DIRECTIVE:
Output the material beneath this task exactly, images excluded.
** START SUPPLIED DATA **
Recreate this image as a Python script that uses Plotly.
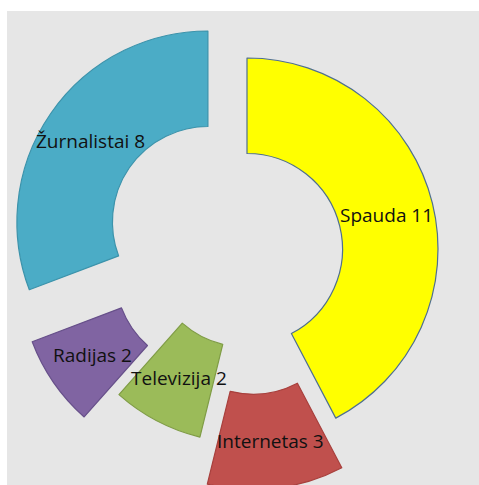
import math
import plotly.graph_objects as go

# ---- data ----
labels = ["Spauda", "Internetas", "Televizija", "Radijas", "Žurnalistai"]
values = [11, 3, 2, 2, 8]

# ---- styling ----
colors = ["#FFFF00", "#C0504D", "#9BBB59", "#8064A2", "#4BACC6"]
edge_colors = ["#4F6F90", "#A8403D", "#7F9C45", "#67508A", "#3C93AB"]
explode_px = [0, 50, 3, 44, 47.5]   # how far each slice is pulled out

W, H = 479, 495          # figure size (window shows top 485 px)
CX, CY = 247, 249        # doughnut centre in px
R = 191                  # outer radius in px
HOLE = 0.5

total = sum(values)
fig = go.Figure()
cum = 0
for i, (lab, v) in enumerate(zip(labels, values)):
    mid = (cum + v / 2) / total * 2 * math.pi  # clockwise from 12 o'clock
    cum += v
    dx, dy = math.sin(mid), -math.cos(mid)
    cx = CX + explode_px[i] * dx
    cy = CY + explode_px[i] * dy
    mc = ["rgba(0,0,0,0)"] * len(values)
    mc[i] = colors[i]
    lc = ["rgba(0,0,0,0)"] * len(values)
    lc[i] = edge_colors[i]
    fig.add_trace(go.Pie(
        labels=labels, values=values, sort=False, direction="clockwise",
        rotation=0, hole=HOLE,
        marker=dict(colors=mc, line=dict(color=lc, width=1.2)),
        textinfo="none", showlegend=False, hoverinfo="label+value",
        domain=dict(x=[(cx - R) / W, (cx + R) / W],
                    y=[1 - (cy + R) / H, 1 - (cy - R) / H]),
    ))
    rm = R * (1 + HOLE) / 2
    tx, ty = cx + rm * dx, cy + rm * dy
    fig.add_annotation(
        x=tx / W, y=1 - ty / H, xref="paper", yref="paper",
        text=f"{lab} {v}", showarrow=False, xanchor="center", yanchor="middle",
        font=dict(family="Open Sans", size=19, color="#111111"),
    )

fig.update_layout(
    width=W, height=H,
    margin=dict(l=0, r=0, t=0, b=0),
    paper_bgcolor="#E6E6E6",
    plot_bgcolor="#E6E6E6",
    shapes=[
        dict(type="rect", xref="paper", yref="paper", x0=0, x1=7 / W, y0=0, y1=1,
             fillcolor="white", line=dict(width=0), layer="above"),
        dict(type="rect", xref="paper", yref="paper", x0=0, x1=1, y0=1 - 11 / H, y1=1,
             fillcolor="white", line=dict(width=0), layer="above"),
    ],
)

fig.write_html(
    "out.html",
    config={"displayModeBar": False},
    post_script="document.body.style.margin='0';document.body.style.overflow='hidden';",
)
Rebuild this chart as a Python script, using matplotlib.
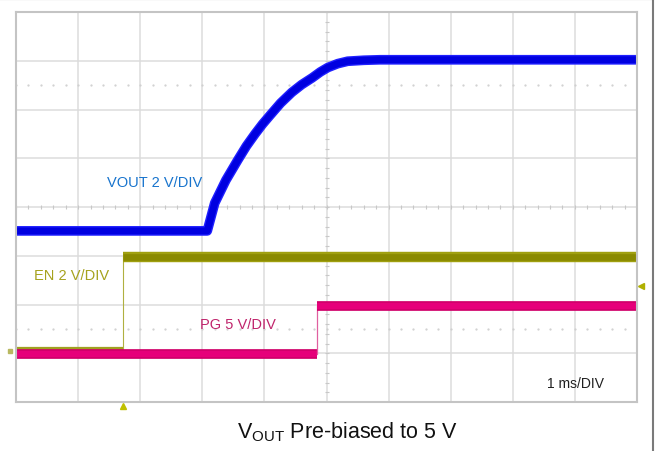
** END SUPPLIED DATA **
SOLUTION FOR THIS TASK:
Recreate this image as a Python script that uses Plotly.
import math
import plotly.graph_objects as go

# ---- data ----
labels = ["Spauda", "Internetas", "Televizija", "Radijas", "Žurnalistai"]
values = [11, 3, 2, 2, 8]

# ---- styling ----
colors = ["#FFFF00", "#C0504D", "#9BBB59", "#8064A2", "#4BACC6"]
edge_colors = ["#4F6F90", "#A8403D", "#7F9C45", "#67508A", "#3C93AB"]
explode_px = [0, 50, 3, 44, 47.5]   # how far each slice is pulled out

W, H = 479, 495          # figure size (window shows top 485 px)
CX, CY = 247, 249        # doughnut centre in px
R = 191                  # outer radius in px
HOLE = 0.5

total = sum(values)
fig = go.Figure()
cum = 0
for i, (lab, v) in enumerate(zip(labels, values)):
    mid = (cum + v / 2) / total * 2 * math.pi  # clockwise from 12 o'clock
    cum += v
    dx, dy = math.sin(mid), -math.cos(mid)
    cx = CX + explode_px[i] * dx
    cy = CY + explode_px[i] * dy
    mc = ["rgba(0,0,0,0)"] * len(values)
    mc[i] = colors[i]
    lc = ["rgba(0,0,0,0)"] * len(values)
    lc[i] = edge_colors[i]
    fig.add_trace(go.Pie(
        labels=labels, values=values, sort=False, direction="clockwise",
        rotation=0, hole=HOLE,
        marker=dict(colors=mc, line=dict(color=lc, width=1.2)),
        textinfo="none", showlegend=False, hoverinfo="label+value",
        domain=dict(x=[(cx - R) / W, (cx + R) / W],
                    y=[1 - (cy + R) / H, 1 - (cy - R) / H]),
    ))
    rm = R * (1 + HOLE) / 2
    tx, ty = cx + rm * dx, cy + rm * dy
    fig.add_annotation(
        x=tx / W, y=1 - ty / H, xref="paper", yref="paper",
        text=f"{lab} {v}", showarrow=False, xanchor="center", yanchor="middle",
        font=dict(family="Open Sans", size=19, color="#111111"),
    )

fig.update_layout(
    width=W, height=H,
    margin=dict(l=0, r=0, t=0, b=0),
    paper_bgcolor="#E6E6E6",
    plot_bgcolor="#E6E6E6",
    shapes=[
        dict(type="rect", xref="paper", yref="paper", x0=0, x1=7 / W, y0=0, y1=1,
             fillcolor="white", line=dict(width=0), layer="above"),
        dict(type="rect", xref="paper", yref="paper", x0=0, x1=1, y0=1 - 11 / H, y1=1,
             fillcolor="white", line=dict(width=0), layer="above"),
    ],
)

fig.write_html(
    "out.html",
    config={"displayModeBar": False},
    post_script="document.body.style.margin='0';document.body.style.overflow='hidden';",
)
Rebuild this chart as a Python script, using matplotlib.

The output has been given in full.